● Plotting code records
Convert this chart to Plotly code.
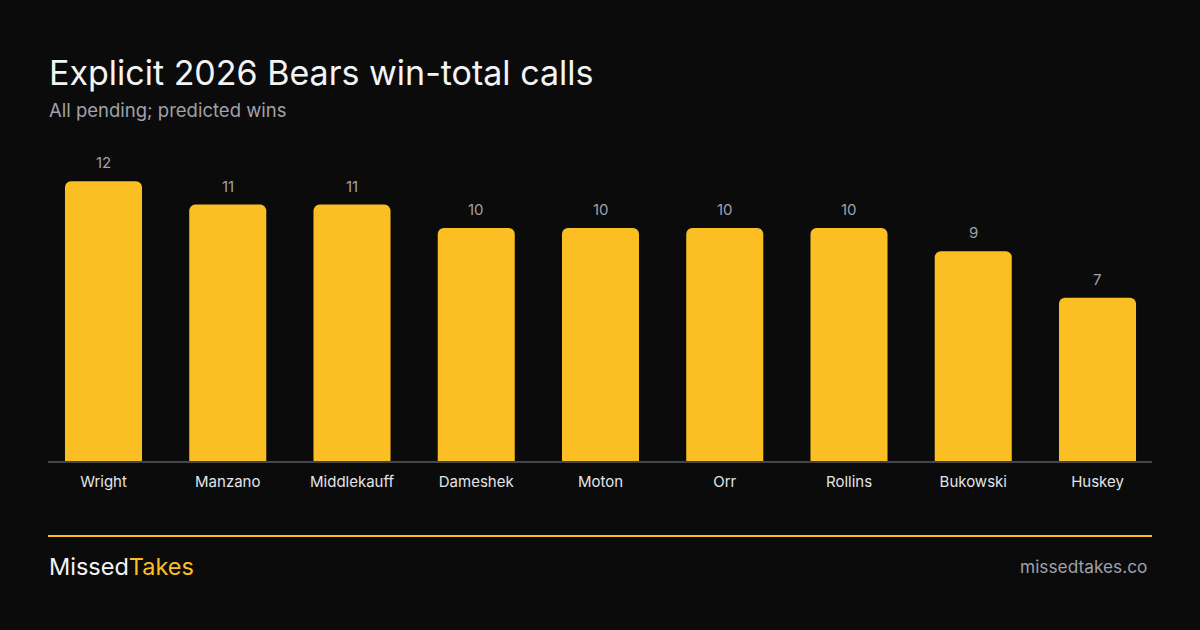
import plotly.graph_objects as go

players = ["Wright", "Manzano", "Middlekauff", "Dameshek", "Moton", "Orr", "Rollins", "Bukowski", "Huskey"]
wins = [12, 11, 11, 10, 10, 10, 10, 9, 7]

title_text = "Explicit 2026 Bears win-total calls"
subtitle_text = "All pending; predicted wins"
brand_a = "Missed"
brand_b = "Takes"
site_text = "missedtakes.co"

W, H = 1200, 630
BG = "#0b0b0b"
BAR = "#fbbf24"
FONT = "Inter"

# plot area in pixels
L, R = 48, 1152
TOP, BOT = 157.7, 461

def px(xp):
    return (xp - L) / (R - L)

def py(yp):
    return (BOT - yp) / (BOT - TOP)

fig = go.Figure()
fig.add_trace(go.Bar(
    x=list(range(len(players))), y=wins, width=0.62,
    marker=dict(color=BAR, line=dict(width=0)),
    hoverinfo="skip",
))

annotations = []
for i, v in enumerate(wins):
    annotations.append(dict(x=i, y=v, xref="x", yref="y", text=str(v), showarrow=False,
                            yanchor="bottom", yshift=7,
                            font=dict(family=FONT, size=15, color="#a1a1aa")))

annotations += [
    dict(x=px(47), y=py(72), xref="paper", yref="paper", text=title_text, showarrow=False,
         xanchor="left", yanchor="middle", font=dict(family=FONT, size=34, color="#f4f4f5")),
    dict(x=px(47), y=py(110), xref="paper", yref="paper", text=subtitle_text, showarrow=False,
         xanchor="left", yanchor="middle", font=dict(family=FONT, size=18.5, color="#a1a1aa")),
    dict(x=px(47), y=py(567), xref="paper", yref="paper",
         text=f"<span style='color:#f4f4f5'>{brand_a}</span><span style='color:{BAR}'>{brand_b}</span>",
         showarrow=False, xanchor="left", yanchor="middle", font=dict(family=FONT, size=23.5)),
    dict(x=px(1149), y=py(567), xref="paper", yref="paper", text=site_text, showarrow=False,
         xanchor="right", yanchor="middle", font=dict(family=FONT, size=17.3, color="#a1a1aa")),
]

shapes = [
    dict(type="line", xref="paper", yref="paper", x0=px(48), x1=px(1152), y0=py(536), y1=py(536),
         line=dict(color=BAR, width=2)),
]

fig.update_layout(
    width=W, height=H,
    paper_bgcolor=BG, plot_bgcolor=BG,
    margin=dict(l=L, r=W - R, t=TOP, b=H - BOT, pad=0),
    showlegend=False,
    barcornerradius=6,
    annotations=annotations,
    shapes=shapes,
    xaxis=dict(range=[-0.4467, 8.4386], tickmode="array", tickvals=list(range(len(players))),
               ticktext=players, showgrid=False, zeroline=False,
               showline=True, linecolor="#44444c", linewidth=2,
               ticks="", ticklabelstandoff=6,
               tickfont=dict(family=FONT, size=15, color="#e4e4e7"), fixedrange=True),
    yaxis=dict(range=[0, 13], visible=False, showgrid=False, zeroline=False, fixedrange=True),
)

fig.write_html("out.html", config={"displayModeBar": False},
               post_script="document.body.style.margin='0';document.body.style.background='#0b0b0b';")
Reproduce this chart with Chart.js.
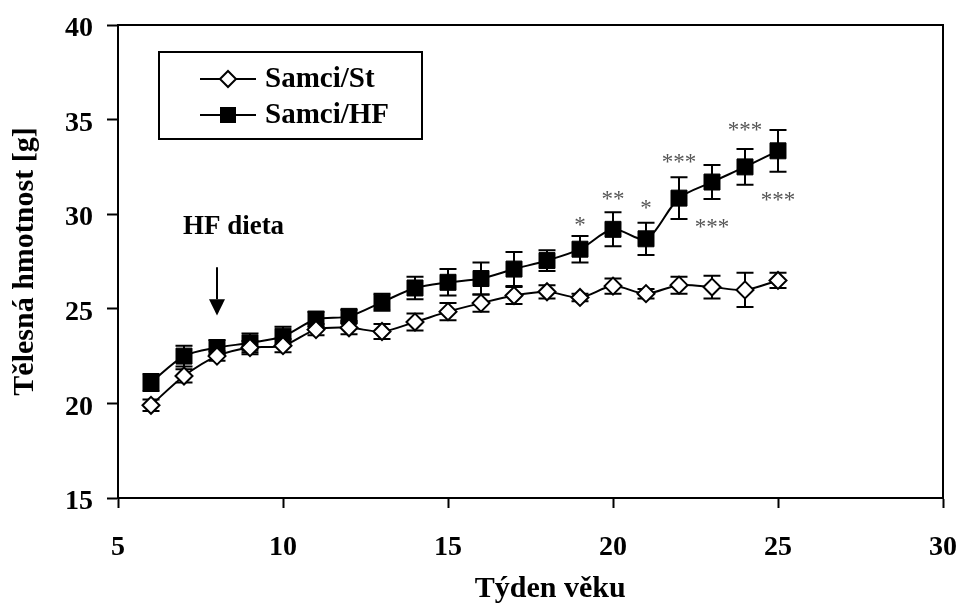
<!DOCTYPE html>
<html>
<head>
<meta charset="utf-8">
<script src="https://cdn.jsdelivr.net/npm/chart.js@4.4.1/dist/chart.umd.min.js"></script>
<style>
    html, body { margin: 0; padding: 0; background: #fff; }
</style>
</head>
<body>
<canvas id="weightChart" width="962" height="606"></canvas>
<script>
// Data (week of age, body weight in g, SEM)
const weeks = [6, 7, 8, 9, 10, 11, 12, 13, 14, 15, 16, 17, 18, 19, 20, 21, 22, 23, 24, 25];
const stValues = [19.9, 21.45, 22.5, 22.95, 23.05, 23.9, 24.0, 23.8, 24.3, 24.85, 25.3, 25.7, 25.9, 25.6, 26.2, 25.8, 26.25, 26.15, 26.0, 26.5];
const stErrors = [0.3, 0.35, 0.25, 0.35, 0.35, 0.3, 0.35, 0.4, 0.45, 0.45, 0.45, 0.45, 0.35, 0.2, 0.4, 0.25, 0.45, 0.6, 0.9, 0.4];
const hfValues = [21.1, 22.5, 22.95, 23.2, 23.55, 24.45, 24.6, 25.35, 26.1, 26.4, 26.6, 27.1, 27.55, 28.15, 29.2, 28.7, 30.85, 31.7, 32.5, 33.35];
const hfErrors = [0.45, 0.55, 0.4, 0.5, 0.5, 0.4, 0.35, 0.45, 0.6, 0.7, 0.85, 0.9, 0.55, 0.7, 0.9, 0.85, 1.1, 0.9, 0.95, 1.1];

// significance marks
const sigWeeks = [19, 20, 21, 22, 23, 24, 25];
const sigLabels = ['*', '**', '*', '***', '***', '***', '***'];
const sigY = [29.6, 30.95, 30.5, 32.9, 29.5, 34.6, 30.9];

const seriesNames = ['Samci/St', 'Samci/HF'];
const xTicks = [5, 10, 15, 20, 25, 30];
const yTicks = [15, 20, 25, 30, 35, 40];
const xTitle = 'Týden věku';
const yTitle = 'Tělesná hmotnost [g]';

const SERIF = "'Liberation Serif', 'Times New Roman', serif";

function toPoints(values) {
    return weeks.map((w, i) => ({ x: w, y: values[i] }));
}

function drawErrorBars(ctx, xScale, yScale, values, errors) {
    ctx.save();
    ctx.strokeStyle = '#000';
    ctx.lineWidth = 2;
    for (let i = 0; i < weeks.length; i++) {
        const x = xScale.getPixelForValue(weeks[i]);
        const yTop = yScale.getPixelForValue(values[i] + errors[i]);
        const yBot = yScale.getPixelForValue(values[i] - errors[i]);
        ctx.beginPath();
        ctx.moveTo(x, yTop); ctx.lineTo(x, yBot);
        ctx.moveTo(x - 8.5, yTop); ctx.lineTo(x + 8.5, yTop);
        ctx.moveTo(x - 8.5, yBot); ctx.lineTo(x + 8.5, yBot);
        ctx.stroke();
    }
    ctx.restore();
}

function drawLegend(ctx, area) {
    const left = area.left + 41, top = area.top + 27;
    ctx.save();
    ctx.strokeStyle = '#000';
    ctx.lineWidth = 2;
    ctx.strokeRect(left, top, 263, 87);
    const rows = [top + 27, top + 63];
    ctx.font = 'bold 29px ' + SERIF;
    ctx.textBaseline = 'middle';
    ctx.fillStyle = '#000';
    for (let r = 0; r < 2; r++) {
        const y = rows[r];
        const mx = left + 69;
        ctx.beginPath();
        ctx.moveTo(left + 41, y); ctx.lineTo(left + 97, y);
        ctx.stroke();
        if (r == 0) {
            ctx.beginPath();
            ctx.moveTo(mx - 8, y); ctx.lineTo(mx, y - 8); ctx.lineTo(mx + 8, y); ctx.lineTo(mx, y + 8);
            ctx.closePath();
            ctx.fillStyle = '#fff';
            ctx.fill();
            ctx.stroke();
            ctx.fillStyle = '#000';
        } else {
            ctx.fillRect(mx - 8, y - 8, 16, 16);
        }
        ctx.fillText(seriesNames[r], left + 106, y + 1);
    }
    ctx.restore();
}

const decorPlugin = {
    id: 'decor',
    beforeDatasetsDraw(chart) {
        const { ctx, scales } = chart;
        drawErrorBars(ctx, scales.x, scales.y, stValues, stErrors);
        drawErrorBars(ctx, scales.x, scales.y, hfValues, hfErrors);
    },
    afterDraw(chart) {
        const { ctx, chartArea, scales } = chart;
        const xs = scales.x, ys = scales.y;
        ctx.save();
        // top and right side of the frame
        ctx.strokeStyle = '#000';
        ctx.lineWidth = 2;
        ctx.beginPath();
        ctx.moveTo(chartArea.left, chartArea.top);
        ctx.lineTo(chartArea.right, chartArea.top);
        ctx.lineTo(chartArea.right, chartArea.bottom);
        ctx.stroke();

        // x axis title sits a bit right of the centre in the original
        ctx.fillStyle = '#000';
        ctx.font = 'bold 30px ' + SERIF;
        ctx.textAlign = 'center';
        ctx.textBaseline = 'alphabetic';
        ctx.fillText(xTitle, xs.getPixelForValue(18.1), chart.height - 9);

        // significance stars
        ctx.fillStyle = '#555';
        ctx.font = '23px ' + SERIF;
        for (let i = 0; i < sigWeeks.length; i++) {
            ctx.fillText(sigLabels[i], xs.getPixelForValue(sigWeeks[i]), ys.getPixelForValue(sigY[i]) + 10);
        }

        // start of the HF diet
        ctx.fillStyle = '#000';
        ctx.font = 'bold 27px ' + SERIF;
        ctx.fillText('HF dieta', xs.getPixelForValue(8.5), ys.getPixelForValue(28.95));
        const ax = xs.getPixelForValue(8);
        const aTop = ys.getPixelForValue(27.2), aBase = ys.getPixelForValue(25.5), aTip = ys.getPixelForValue(24.65);
        ctx.beginPath();
        ctx.moveTo(ax, aTop); ctx.lineTo(ax, aBase);
        ctx.stroke();
        ctx.beginPath();
        ctx.moveTo(ax - 8, aBase); ctx.lineTo(ax + 8, aBase); ctx.lineTo(ax, aTip);
        ctx.closePath();
        ctx.fill();
        ctx.restore();

        drawLegend(ctx, chartArea);
    }
};

const tickFont = { family: SERIF, size: 28, weight: 'bold' };
const titleFont = { family: SERIF, size: 30, weight: 'bold', lineHeight: 1 };

const data = {
    datasets: [{
        label: seriesNames[0],
        data: toPoints(stValues),
        borderColor: '#000',
        borderWidth: 2,
        tension: 0.3,
        fill: false,
        pointStyle: 'rectRot',
        pointRadius: 8.5,
        pointBackgroundColor: '#fff',
        pointBorderColor: '#000',
        pointBorderWidth: 2
    }, {
        label: seriesNames[1],
        data: toPoints(hfValues),
        borderColor: '#000',
        borderWidth: 2,
        tension: 0.3,
        fill: false,
        pointStyle: 'rect',
        pointRadius: 11.3,
        pointBackgroundColor: '#000',
        pointBorderColor: '#000',
        pointBorderWidth: 1
    }]
};

const options = {
    responsive: false,
    animation: false,
    layout: { padding: { top: 25, right: 19, left: 0, bottom: 0 } },
    plugins: {
        legend: { display: false },
        tooltip: { enabled: false }
    },
    scales: {
        x: {
            type: 'linear',
            min: xTicks[0],
            max: xTicks[xTicks.length - 1],
            afterBuildTicks: s => { s.ticks = xTicks.map(v => ({ value: v })); },
            // fixed box, no extra room for the end labels
            afterFit: s => { s.height = 108; s.paddingLeft = 0; s.paddingRight = 0; },
            ticks: { color: '#000', font: tickFont, padding: 23, maxRotation: 0 },
            grid: { display: true, drawOnChartArea: false, drawTicks: true, tickLength: 10, tickWidth: 2, tickColor: '#000' },
            border: { display: true, color: '#000', width: 2 },
            title: { display: false }
        },
        y: {
            min: yTicks[0],
            max: yTicks[yTicks.length - 1],
            afterBuildTicks: s => { s.ticks = yTicks.map(v => ({ value: v })); },
            afterFit: s => { s.width = 118; s.paddingTop = 0; s.paddingBottom = 0; },
            ticks: { color: '#000', font: tickFont, padding: 14, labelOffset: 4 },
            grid: { display: true, drawOnChartArea: false, drawTicks: true, tickLength: 11, tickWidth: 2, tickColor: '#000' },
            border: { display: true, color: '#000', width: 2 },
            title: { display: true, text: yTitle, color: '#000', font: titleFont, padding: { top: 10, bottom: 0 } }
        }
    }
};

new Chart('weightChart', { type: 'line', data, options, plugins: [decorPlugin] });
</script>
</body>
</html>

● Exercise description
From the listing above, copy all lines holding the word "this".

● Answer to the task
Convert this chart to Plotly code.
Reproduce this chart with Chart.js.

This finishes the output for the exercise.